I have never been able to adequately express how I was as a young child to anyone. I've been trying to pinpoint what- I think- made my early childhood unique from the other early children around me. My immediate loner status upon exiting the womb is not unique enough- lots of kids are unpopular. The fact that I was shy to the point where people might question my mental wellbeing is also not definite enough apparently. Not even that despite this outward fear of everything and everyone, there was a deep-rooted early cynicism taking hold of my tiny tiny psyche is enough, because nobody knew it was there but me.
I realized the other day, one relatable thing that made my childhood the precise sniblet of what my life is today, is that as a child, shame was a very real thing.

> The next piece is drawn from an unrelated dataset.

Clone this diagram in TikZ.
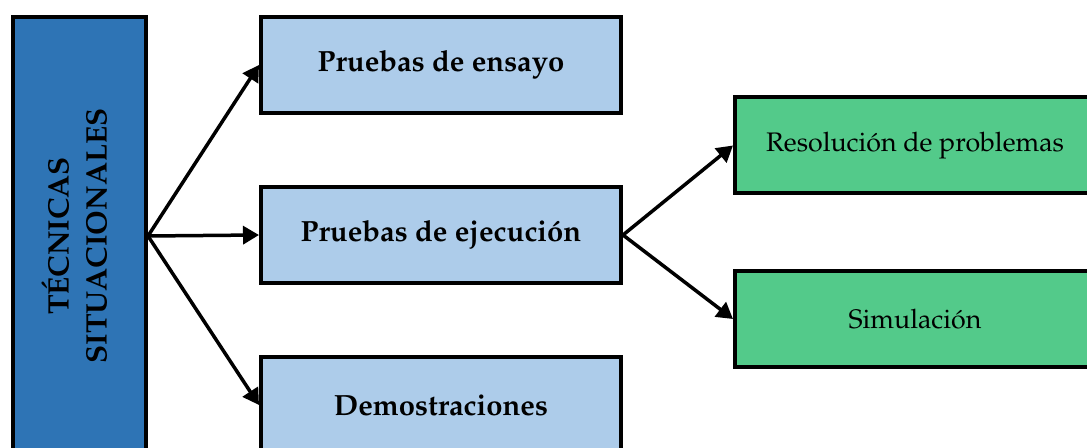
\documentclass[tikz,border=0pt]{standalone}
\usepackage[T1]{fontenc}
\usepackage{mathpazo}
\usetikzlibrary{arrows.meta}

\definecolor{mainblue}{HTML}{2E74B5}
\definecolor{lightblue}{HTML}{ADCCEA}
\definecolor{softgreen}{HTML}{53CA8A}

\begin{document}
\begin{tikzpicture}[x=0.5pt,y=-0.5pt,line width=1.75pt,
  mainbox/.style={rectangle,draw=black,fill=mainblue,line width=2pt,minimum width=66.5pt,minimum height=219pt,inner sep=0pt,font=\bfseries\fontsize{14.8}{19}\selectfont},
  testbox/.style={rectangle,draw=black,fill=lightblue,line width=2pt,minimum width=180pt,minimum height=48pt,font=\bfseries\fontsize{14.6}{17}\selectfont},
  subbox/.style={testbox,fill=softgreen,font=\fontsize{13.4}{17}\selectfont},
  link/.style={-{Triangle[length=8pt,width=9pt]}}]
  \clip (0,0) rectangle (1087,448);
  \path
  (79.5,236) node[mainbox] (tecnicas) {\rotatebox{90}{\begin{tabular}{@{}c@{}}T\'ECNICAS\\SITUACIONALES\end{tabular}}}

  (441,65) node[testbox] (ensayo) {Pruebas de ensayo}
  (441,235) node[testbox] (ejecucion) {Pruebas de ejecuci\'on}
  (441,405) node[testbox] (demos) {Demostraciones}

  (915,145.5) node[subbox] (problemas) {Resoluci\'on de problemas}
  (915,319) node[subbox] (simulacion) {Simulaci\'on}
  ;
  \draw[link] (tecnicas.east) -- (ensayo.west);
  \draw[link] (tecnicas.east) -- (ejecucion.west);
  \draw[link] (tecnicas.east) -- (demos.west);
  \draw[link] (ejecucion.east) -- (problemas.west);
  \draw[link] (ejecucion.east) -- (simulacion.west);
\end{tikzpicture}
\end{document}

The concept of shame was not unknown to me. Although I probably didn't know, or at least wouldn't have been able to vocalize what that even meant, I had a legitimate awareness of the feeling of shame.

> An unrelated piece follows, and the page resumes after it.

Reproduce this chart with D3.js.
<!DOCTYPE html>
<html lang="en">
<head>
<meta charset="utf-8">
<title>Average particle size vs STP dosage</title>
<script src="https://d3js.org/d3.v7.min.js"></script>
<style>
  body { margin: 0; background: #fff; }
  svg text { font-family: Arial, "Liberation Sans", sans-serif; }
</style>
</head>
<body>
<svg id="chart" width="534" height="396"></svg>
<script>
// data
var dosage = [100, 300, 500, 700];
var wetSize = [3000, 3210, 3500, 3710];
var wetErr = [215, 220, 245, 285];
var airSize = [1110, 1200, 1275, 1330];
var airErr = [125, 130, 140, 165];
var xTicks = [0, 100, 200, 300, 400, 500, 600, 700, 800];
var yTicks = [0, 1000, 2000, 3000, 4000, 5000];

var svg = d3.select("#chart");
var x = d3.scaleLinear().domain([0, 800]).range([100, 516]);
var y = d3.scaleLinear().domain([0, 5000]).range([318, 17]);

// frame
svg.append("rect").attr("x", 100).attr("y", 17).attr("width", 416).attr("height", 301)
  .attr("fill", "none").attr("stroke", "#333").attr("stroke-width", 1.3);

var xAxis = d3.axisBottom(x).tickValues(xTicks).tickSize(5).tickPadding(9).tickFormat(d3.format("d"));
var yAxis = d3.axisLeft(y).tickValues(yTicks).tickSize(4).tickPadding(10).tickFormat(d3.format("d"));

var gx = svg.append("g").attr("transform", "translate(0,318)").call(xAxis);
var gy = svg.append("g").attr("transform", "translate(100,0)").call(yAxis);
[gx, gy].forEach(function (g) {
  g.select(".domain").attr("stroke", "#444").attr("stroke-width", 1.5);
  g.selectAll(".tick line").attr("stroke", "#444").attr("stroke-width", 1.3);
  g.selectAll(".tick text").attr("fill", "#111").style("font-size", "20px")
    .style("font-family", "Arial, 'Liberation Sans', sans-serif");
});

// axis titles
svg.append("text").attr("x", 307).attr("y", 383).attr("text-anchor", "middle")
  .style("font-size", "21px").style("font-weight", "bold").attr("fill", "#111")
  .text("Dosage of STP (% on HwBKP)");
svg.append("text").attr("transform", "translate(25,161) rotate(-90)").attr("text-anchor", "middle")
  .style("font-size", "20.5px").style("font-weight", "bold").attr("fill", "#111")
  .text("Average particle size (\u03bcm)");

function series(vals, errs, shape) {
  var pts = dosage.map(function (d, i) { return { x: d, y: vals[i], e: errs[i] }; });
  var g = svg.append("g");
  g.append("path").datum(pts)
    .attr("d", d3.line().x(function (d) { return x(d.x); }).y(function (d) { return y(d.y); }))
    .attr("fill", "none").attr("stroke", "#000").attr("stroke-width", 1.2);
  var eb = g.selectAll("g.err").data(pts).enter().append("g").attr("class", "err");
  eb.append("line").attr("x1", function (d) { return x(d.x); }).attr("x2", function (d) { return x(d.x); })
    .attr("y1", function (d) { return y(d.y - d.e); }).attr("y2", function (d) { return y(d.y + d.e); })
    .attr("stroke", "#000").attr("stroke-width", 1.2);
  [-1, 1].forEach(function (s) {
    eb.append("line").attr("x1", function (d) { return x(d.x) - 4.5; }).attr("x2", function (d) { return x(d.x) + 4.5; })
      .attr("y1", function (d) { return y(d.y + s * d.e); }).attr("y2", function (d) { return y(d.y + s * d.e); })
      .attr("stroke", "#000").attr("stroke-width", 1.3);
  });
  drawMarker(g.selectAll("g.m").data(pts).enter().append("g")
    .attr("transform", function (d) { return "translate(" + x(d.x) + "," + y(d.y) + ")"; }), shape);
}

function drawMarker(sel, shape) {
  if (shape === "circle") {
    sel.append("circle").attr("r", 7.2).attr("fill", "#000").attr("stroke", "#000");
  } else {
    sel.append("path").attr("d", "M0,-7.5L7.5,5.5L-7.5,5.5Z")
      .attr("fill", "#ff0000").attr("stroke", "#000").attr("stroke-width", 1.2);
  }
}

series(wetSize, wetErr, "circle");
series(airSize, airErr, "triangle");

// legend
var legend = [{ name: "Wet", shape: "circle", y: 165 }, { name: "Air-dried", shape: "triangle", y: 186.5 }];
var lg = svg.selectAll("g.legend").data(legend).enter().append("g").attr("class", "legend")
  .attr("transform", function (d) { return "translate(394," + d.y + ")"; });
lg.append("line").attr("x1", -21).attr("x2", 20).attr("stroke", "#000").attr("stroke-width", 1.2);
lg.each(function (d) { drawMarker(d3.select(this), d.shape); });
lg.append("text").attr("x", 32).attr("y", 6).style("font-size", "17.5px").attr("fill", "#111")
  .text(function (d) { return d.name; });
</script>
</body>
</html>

Personal anecdote! One time, at daycare during nap time, I stuck a bead up my nose. I don't know why. I was usually a very level-headed five year-old, so I cannot begin to explain this temporary lapse in judgement. As you can imagine, the bead only became further wedged in my nasal passage, the harder I tried to free it. I became more and more aware of the direness of the situation as I lay on my cot in the darkened room. Normal kids might have cried, or worried about sucking the bead up into their brains- normal irrational kid reactions. I, however, was concerned about the duration of the nap, and what would become of me socially (already being unpopular in preschool and daycare alike) if the lights were to come up and I was just sitting there with a bead in my nose. If I'd had a swiss army knife, I probably would have cut my nose off for fear of shame. In that moment, it would have been an apt sacrifice.
In case you're wondering, I got the bead out somehow and was not awarded a sticker after nap time (which was very unusual what with me having no friends to distract me from awesome behaviour during nap time). My daycare supervisor said it was because I had been visibly "fooling around" or some shit.
This was the earliest instance of shame and regret that I can remember from my life. The sticker situation that followed was probably my first run-in with rejection- what would soon become a running theme in my youth.